§ Short exercise: Output a verbatim copy of the data, cut off after the line that contains "import plotly.graph_objects as go".

# start of Data excerpt

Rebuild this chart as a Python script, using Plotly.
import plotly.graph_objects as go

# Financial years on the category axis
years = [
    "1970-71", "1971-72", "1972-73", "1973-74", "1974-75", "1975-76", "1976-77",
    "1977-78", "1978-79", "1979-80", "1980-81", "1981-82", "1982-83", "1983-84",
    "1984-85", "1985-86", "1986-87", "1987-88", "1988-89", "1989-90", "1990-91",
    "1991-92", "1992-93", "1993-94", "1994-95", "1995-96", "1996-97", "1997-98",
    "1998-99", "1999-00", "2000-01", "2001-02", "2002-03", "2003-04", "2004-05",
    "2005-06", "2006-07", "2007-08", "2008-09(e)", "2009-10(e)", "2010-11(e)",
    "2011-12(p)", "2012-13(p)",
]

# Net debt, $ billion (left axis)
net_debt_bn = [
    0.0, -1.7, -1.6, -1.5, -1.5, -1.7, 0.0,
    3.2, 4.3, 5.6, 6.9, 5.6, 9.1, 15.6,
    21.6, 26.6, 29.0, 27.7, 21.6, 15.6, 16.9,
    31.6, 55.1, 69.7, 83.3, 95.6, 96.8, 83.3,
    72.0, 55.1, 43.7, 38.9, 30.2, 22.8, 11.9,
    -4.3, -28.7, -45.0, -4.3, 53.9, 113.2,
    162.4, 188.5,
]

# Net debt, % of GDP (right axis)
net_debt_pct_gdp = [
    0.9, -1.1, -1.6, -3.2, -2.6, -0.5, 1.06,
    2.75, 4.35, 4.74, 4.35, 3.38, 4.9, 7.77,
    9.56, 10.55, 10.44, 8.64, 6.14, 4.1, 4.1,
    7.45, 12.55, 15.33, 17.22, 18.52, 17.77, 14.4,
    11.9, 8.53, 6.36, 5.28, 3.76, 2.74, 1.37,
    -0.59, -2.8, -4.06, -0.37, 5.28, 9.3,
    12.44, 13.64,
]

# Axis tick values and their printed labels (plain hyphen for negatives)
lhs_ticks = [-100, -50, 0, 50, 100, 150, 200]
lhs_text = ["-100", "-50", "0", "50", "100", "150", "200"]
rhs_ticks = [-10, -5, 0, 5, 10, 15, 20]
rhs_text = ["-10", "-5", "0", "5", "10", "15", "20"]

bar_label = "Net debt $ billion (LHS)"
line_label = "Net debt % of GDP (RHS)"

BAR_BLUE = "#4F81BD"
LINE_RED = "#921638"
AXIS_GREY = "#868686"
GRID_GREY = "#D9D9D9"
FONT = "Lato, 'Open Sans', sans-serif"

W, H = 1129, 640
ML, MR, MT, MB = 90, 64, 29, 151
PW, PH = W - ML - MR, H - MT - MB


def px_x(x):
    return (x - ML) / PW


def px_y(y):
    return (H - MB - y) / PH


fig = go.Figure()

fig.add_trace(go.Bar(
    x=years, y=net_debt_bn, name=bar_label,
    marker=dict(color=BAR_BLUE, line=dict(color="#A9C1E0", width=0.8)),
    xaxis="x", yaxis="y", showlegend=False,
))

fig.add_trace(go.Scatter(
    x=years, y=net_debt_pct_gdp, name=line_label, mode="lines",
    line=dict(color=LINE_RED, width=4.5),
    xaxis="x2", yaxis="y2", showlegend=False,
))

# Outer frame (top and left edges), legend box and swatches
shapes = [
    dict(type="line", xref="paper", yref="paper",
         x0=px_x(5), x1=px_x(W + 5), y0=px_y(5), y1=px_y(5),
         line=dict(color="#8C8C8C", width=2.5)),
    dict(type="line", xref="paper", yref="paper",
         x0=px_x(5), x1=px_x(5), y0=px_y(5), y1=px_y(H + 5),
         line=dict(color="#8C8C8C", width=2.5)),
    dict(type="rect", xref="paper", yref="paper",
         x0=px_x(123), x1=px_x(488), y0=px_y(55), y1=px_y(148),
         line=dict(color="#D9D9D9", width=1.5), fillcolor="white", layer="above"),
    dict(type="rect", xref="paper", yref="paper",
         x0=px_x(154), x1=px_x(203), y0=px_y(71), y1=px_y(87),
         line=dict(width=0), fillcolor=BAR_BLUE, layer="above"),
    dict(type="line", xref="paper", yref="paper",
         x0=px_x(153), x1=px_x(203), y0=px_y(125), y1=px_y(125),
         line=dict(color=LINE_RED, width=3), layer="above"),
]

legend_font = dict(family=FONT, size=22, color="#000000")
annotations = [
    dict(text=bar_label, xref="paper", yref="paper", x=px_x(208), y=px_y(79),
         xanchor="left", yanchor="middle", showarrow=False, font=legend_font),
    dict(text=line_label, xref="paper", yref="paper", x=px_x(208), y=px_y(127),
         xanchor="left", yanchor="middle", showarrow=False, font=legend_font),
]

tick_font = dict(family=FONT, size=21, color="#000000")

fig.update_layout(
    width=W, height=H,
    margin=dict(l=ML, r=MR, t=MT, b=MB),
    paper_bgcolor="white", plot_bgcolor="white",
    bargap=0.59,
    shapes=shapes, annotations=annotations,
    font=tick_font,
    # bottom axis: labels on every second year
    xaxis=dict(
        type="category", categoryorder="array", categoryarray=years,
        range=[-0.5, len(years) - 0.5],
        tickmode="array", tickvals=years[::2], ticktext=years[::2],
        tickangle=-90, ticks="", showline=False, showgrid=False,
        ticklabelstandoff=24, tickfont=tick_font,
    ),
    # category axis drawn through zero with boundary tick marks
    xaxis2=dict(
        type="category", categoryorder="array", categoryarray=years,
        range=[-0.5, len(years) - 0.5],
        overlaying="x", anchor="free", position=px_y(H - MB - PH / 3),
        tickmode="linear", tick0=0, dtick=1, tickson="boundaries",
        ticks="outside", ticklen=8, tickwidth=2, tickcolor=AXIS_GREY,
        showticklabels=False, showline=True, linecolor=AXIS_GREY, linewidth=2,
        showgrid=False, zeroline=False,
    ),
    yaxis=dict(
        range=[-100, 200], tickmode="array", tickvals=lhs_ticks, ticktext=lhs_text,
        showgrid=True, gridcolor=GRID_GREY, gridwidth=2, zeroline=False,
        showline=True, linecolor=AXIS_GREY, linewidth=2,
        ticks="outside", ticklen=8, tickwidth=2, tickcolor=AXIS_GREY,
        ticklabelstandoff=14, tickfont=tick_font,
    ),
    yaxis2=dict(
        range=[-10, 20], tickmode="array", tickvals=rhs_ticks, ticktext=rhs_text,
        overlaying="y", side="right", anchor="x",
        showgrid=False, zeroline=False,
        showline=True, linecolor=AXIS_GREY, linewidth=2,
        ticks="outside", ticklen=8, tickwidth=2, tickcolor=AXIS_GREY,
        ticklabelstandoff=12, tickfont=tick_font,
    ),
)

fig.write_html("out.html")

# end of Data excerpt

§ Reply:
Rebuild this chart as a Python script, using Plotly.
import plotly.graph_objects as go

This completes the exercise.